Bukan hanya "orang Palestina harus membuktikan keberadaan mereka, tetapi mereka juga harus membuktikan kematian mereka," katanya.

Pameran itu juga menampilkan dinding foto tokoh-tokoh Palestina berpengaruh, termasuk Shireen Abu Akleh, Ghassan Kanafani, Mahmoud Darwish, Edward Said, dan banyak lainnya.

Mempeluas dan meningkatkan kesadaran

Baru-baru ini, museum mencari donasi dan pendanaan untuk memperluas ruangnya agar bisa menampilkan lebih banyak seni Palestina dan menampung lebih banyak pengunjung.

"Sejak kami membuka pada 2019, kami telah menerima ribuan pengunjung. Dan banyak, banyak yang meminta kami memperluas museum," kata Nassar. "Para seniman datang. Dan berkata kami perlu lebih banyak ruang untuk memajang karya seni kami."

"Kami memiliki banyak objek dan artefak yang ingin kami pamerkan. Kami telah mengumpulkannya, dan kami tidak memiliki cukup ruang.

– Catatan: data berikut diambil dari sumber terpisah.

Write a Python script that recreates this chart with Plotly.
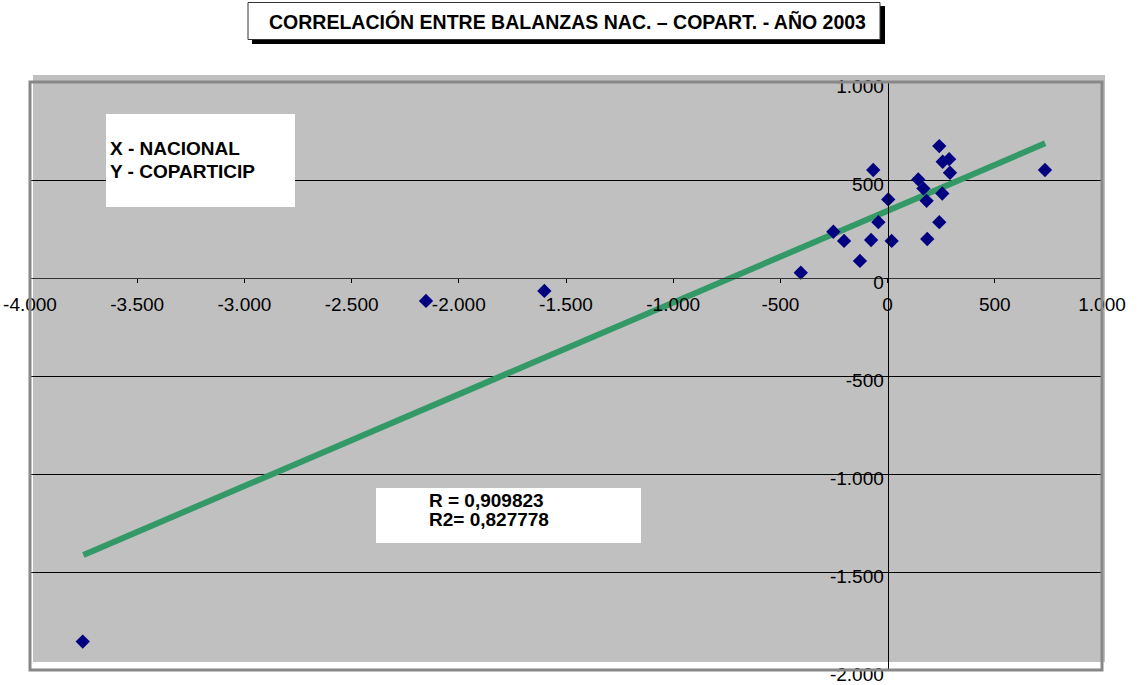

Jadi, tujuannya adalah meningkatkan dampak museum, meningkatkan visibilitas museum, dan jangkauannya."

Nassar mengatakan bahwa mereka ingin menjangkau lebih banyak universitas, perguruan tinggi, dan sekolah, yang akan memungkinkan melalui perluasan ini.

Ia juga mencatat bahwa museum menghargai setiap dukungan dan sumbangan yang membantu mempertahankan dan memperluas kerja mereka.

"Kami sangat berharap orang-orang mendukung museum, perluasan, dan keberlanjutan museum," tambah Nassar.